Task to carry out → Reproduce the material word for word; the images stay out.

###

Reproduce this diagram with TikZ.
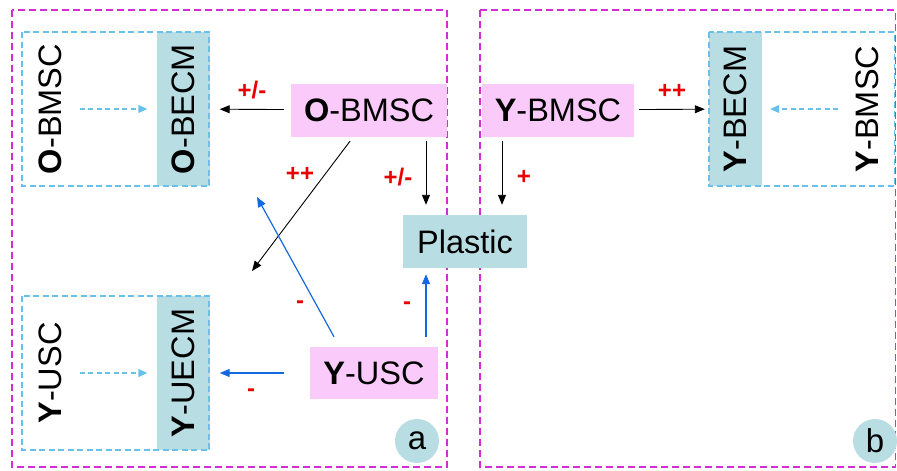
\documentclass[tikz,border=0pt]{standalone}
\usepackage{fontspec}
\setmainfont{Liberation Sans}
\usetikzlibrary{arrows.meta}
\definecolor{magd}{RGB}{212,45,212}
\definecolor{pinkf}{RGB}{250,202,250}
\definecolor{tealf}{RGB}{184,222,228}
\definecolor{cyand}{RGB}{105,192,232}
\definecolor{bluea}{RGB}{22,104,222}
\definecolor{redl}{RGB}{235,0,0}
\begin{document}
\begin{tikzpicture}[x=1pt,y=-1pt,
  panel/.style={draw=magd,line width=1.4pt,dash pattern=on 7pt off 4pt},
  grp/.style={draw=cyand,line width=1.1pt,dash pattern=on 6pt off 3.5pt},
  big/.style={font=\fontsize{32.5}{37}\selectfont,inner sep=0pt},
  pinkbox/.style={big,fill=pinkf,minimum width=156pt,minimum height=53pt},
  tealbox/.style={big,fill=tealf,rotate=90,minimum width=154pt,minimum height=53pt},
  rottxt/.style={big,rotate=90},
  blk/.style={draw=black,line width=0.9pt,-{Triangle[length=10pt,width=8pt]}},
  blu/.style={draw=bluea,line width=1.2pt,-{Triangle[length=10pt,width=8pt]}},
  dsh/.style={draw=cyand,line width=1.1pt,dash pattern=on 5pt off 3.5pt,-{Triangle[length=9pt,width=8pt]}},
  lab/.style={text=redl,font=\fontsize{24}{27}\selectfont\bfseries,inner sep=0pt},
  circ/.style={circle,fill=tealf,minimum size=44pt,inner sep=0pt,font=\fontsize{33}{37}\selectfont}]
\useasboundingbox (0,0) rectangle (897,471);
% panels
\draw[panel] (12,10) rectangle (447,467);
\draw[panel] (480,10) rectangle (895.5,467);
% teal boxes (nodes)
\node[tealbox] (obecm) at (183,109) {\textbf{O}-BECM};
\node[tealbox] (yuecm) at (183,373) {\textbf{Y}-UECM};
\node[tealbox] (ybecm) at (735.5,109) {\textbf{Y}-BECM};
% group frames
\draw[grp] (22,32) rectangle (209,186);
\draw[grp] (22,296) rectangle (209,450);
\draw[grp] (709,32) rectangle (894.5,186);
% rotated texts
\node[rottxt] (obmscL) at (50,109) {\textbf{O}-BMSC};
\node[rottxt] (yuscL) at (50,373) {\textbf{Y}-USC};
\node[rottxt] (ybmscR) at (867,109) {\textbf{Y}-BMSC};
% pink boxes
\node[pinkbox] (ob) at (369,110) {\textbf{O}-BMSC};
\node[pinkbox,minimum width=128pt,minimum height=52pt] (yu) at (374,373) {\textbf{Y}-USC};
\node[pinkbox,minimum width=152pt] (yb) at (558,110) {\textbf{Y}-BMSC};
% plastic
\node[big,fill=tealf,minimum width=124pt,minimum height=53pt] (pl) at (465,241.5) {Plastic};
% free ends
\coordinate (d1) at (252,271);
\coordinate (b1) at (257,197);
% dashed inner arrows
\draw[dsh,shorten <=18pt,shorten >=9pt] (obmscL) -- (obecm);
\draw[dsh,shorten <=18pt,shorten >=9pt] (yuscL) -- (yuecm);
\draw[dsh,shorten <=17pt,shorten >=8pt] (ybmscR) -- (ybecm);
% black arrows
\draw[blk,shorten <=7pt,shorten >=10pt] (ob) -- (obecm);
\draw[blk,shorten <=4.5pt,shorten >=10pt] ([xshift=57pt]ob.south) -- ([xshift=57pt]ob.south |- pl.north);
\draw[blk] ([xshift=-19pt,yshift=-4.5pt]ob.south) -- (d1);
\draw[blk,shorten <=4.5pt,shorten >=10pt] ([xshift=-56pt]yb.south) -- ([xshift=-56pt]yb.south |- pl.north);
\draw[blk,shorten <=5pt,shorten >=4pt] (yb) -- (ybecm);
% blue arrows
\draw[blu] ([xshift=-40pt,yshift=10pt]yu.north) -- (b1);
\draw[blu,shorten <=26pt,shorten >=10pt] (yu) -- (yuecm);
\draw[blu,shorten <=10pt,shorten >=6pt] ([xshift=52pt]yu.north) -- ([xshift=52pt]yu.north |- pl.south);
% labels
\node[lab] (l1) at (252,90) {+/-};
\node[lab] (l2) at (398,177) {+/-};
\node[lab] (l3) at (300,174) {++};
\node[lab] (l4) at (300,305) {-};
\node[lab] (l5) at (251,393) {-};
\node[lab] (l6) at (407,306) {-};
\node[lab] (l7) at (672,91) {++};
\node[lab] (l8) at (524,177) {+};
% circles
\node[circ] (ca) at (417,441) {a};
\node[circ] (cb) at (875,441) {b};
\end{tikzpicture}
\end{document}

###

Solution to the exercise →
Reproduce this diagram with TikZ.
\documentclass[tikz,border=0pt]{standalone}
\usepackage{fontspec}
\setmainfont{Liberation Sans}
\usetikzlibrary{arrows.meta}
\definecolor{magd}{RGB}{212,45,212}
\definecolor{pinkf}{RGB}{250,202,250}
\definecolor{tealf}{RGB}{184,222,228}
\definecolor{cyand}{RGB}{105,192,232}
\definecolor{bluea}{RGB}{22,104,222}
\definecolor{redl}{RGB}{235,0,0}
\begin{document}
\begin{tikzpicture}[x=1pt,y=-1pt,
  panel/.style={draw=magd,line width=1.4pt,dash pattern=on 7pt off 4pt},
  grp/.style={draw=cyand,line width=1.1pt,dash pattern=on 6pt off 3.5pt},
  big/.style={font=\fontsize{32.5}{37}\selectfont,inner sep=0pt},
  pinkbox/.style={big,fill=pinkf,minimum width=156pt,minimum height=53pt},
  tealbox/.style={big,fill=tealf,rotate=90,minimum width=154pt,minimum height=53pt},
  rottxt/.style={big,rotate=90},
  blk/.style={draw=black,line width=0.9pt,-{Triangle[length=10pt,width=8pt]}},
  blu/.style={draw=bluea,line width=1.2pt,-{Triangle[length=10pt,width=8pt]}},
  dsh/.style={draw=cyand,line width=1.1pt,dash pattern=on 5pt off 3.5pt,-{Triangle[length=9pt,width=8pt]}},
  lab/.style={text=redl,font=\fontsize{24}{27}\selectfont\bfseries,inner sep=0pt},
  circ/.style={circle,fill=tealf,minimum size=44pt,inner sep=0pt,font=\fontsize{33}{37}\selectfont}]
\useasboundingbox (0,0) rectangle (897,471);
% panels
\draw[panel] (12,10) rectangle (447,467);
\draw[panel] (480,10) rectangle (895.5,467);
% teal boxes (nodes)
\node[tealbox] (obecm) at (183,109) {\textbf{O}-BECM};
\node[tealbox] (yuecm) at (183,373) {\textbf{Y}-UECM};
\node[tealbox] (ybecm) at (735.5,109) {\textbf{Y}-BECM};
% group frames
\draw[grp] (22,32) rectangle (209,186);
\draw[grp] (22,296) rectangle (209,450);
\draw[grp] (709,32) rectangle (894.5,186);
% rotated texts
\node[rottxt] (obmscL) at (50,109) {\textbf{O}-BMSC};
\node[rottxt] (yuscL) at (50,373) {\textbf{Y}-USC};
\node[rottxt] (ybmscR) at (867,109) {\textbf{Y}-BMSC};
% pink boxes
\node[pinkbox] (ob) at (369,110) {\textbf{O}-BMSC};
\node[pinkbox,minimum width=128pt,minimum height=52pt] (yu) at (374,373) {\textbf{Y}-USC};
\node[pinkbox,minimum width=152pt] (yb) at (558,110) {\textbf{Y}-BMSC};
% plastic
\node[big,fill=tealf,minimum width=124pt,minimum height=53pt] (pl) at (465,241.5) {Plastic};
% free ends
\coordinate (d1) at (252,271);
\coordinate (b1) at (257,197);
% dashed inner arrows
\draw[dsh,shorten <=18pt,shorten >=9pt] (obmscL) -- (obecm);
\draw[dsh,shorten <=18pt,shorten >=9pt] (yuscL) -- (yuecm);
\draw[dsh,shorten <=17pt,shorten >=8pt] (ybmscR) -- (ybecm);
% black arrows
\draw[blk,shorten <=7pt,shorten >=10pt] (ob) -- (obecm);
\draw[blk,shorten <=4.5pt,shorten >=10pt] ([xshift=57pt]ob.south) -- ([xshift=57pt]ob.south |- pl.north);
\draw[blk] ([xshift=-19pt,yshift=-4.5pt]ob.south) -- (d1);
\draw[blk,shorten <=4.5pt,shorten >=10pt] ([xshift=-56pt]yb.south) -- ([xshift=-56pt]yb.south |- pl.north);
\draw[blk,shorten <=5pt,shorten >=4pt] (yb) -- (ybecm);
% blue arrows
\draw[blu] ([xshift=-40pt,yshift=10pt]yu.north) -- (b1);
\draw[blu,shorten <=26pt,shorten >=10pt] (yu) -- (yuecm);
\draw[blu,shorten <=10pt,shorten >=6pt] ([xshift=52pt]yu.north) -- ([xshift=52pt]yu.north |- pl.south);
% labels
\node[lab] (l1) at (252,90) {+/-};
\node[lab] (l2) at (398,177) {+/-};
\node[lab] (l3) at (300,174) {++};
\node[lab] (l4) at (300,305) {-};
\node[lab] (l5) at (251,393) {-};
\node[lab] (l6) at (407,306) {-};
\node[lab] (l7) at (672,91) {++};
\node[lab] (l8) at (524,177) {+};
% circles
\node[circ] (ca) at (417,441) {a};
\node[circ] (cb) at (875,441) {b};
\end{tikzpicture}
\end{document}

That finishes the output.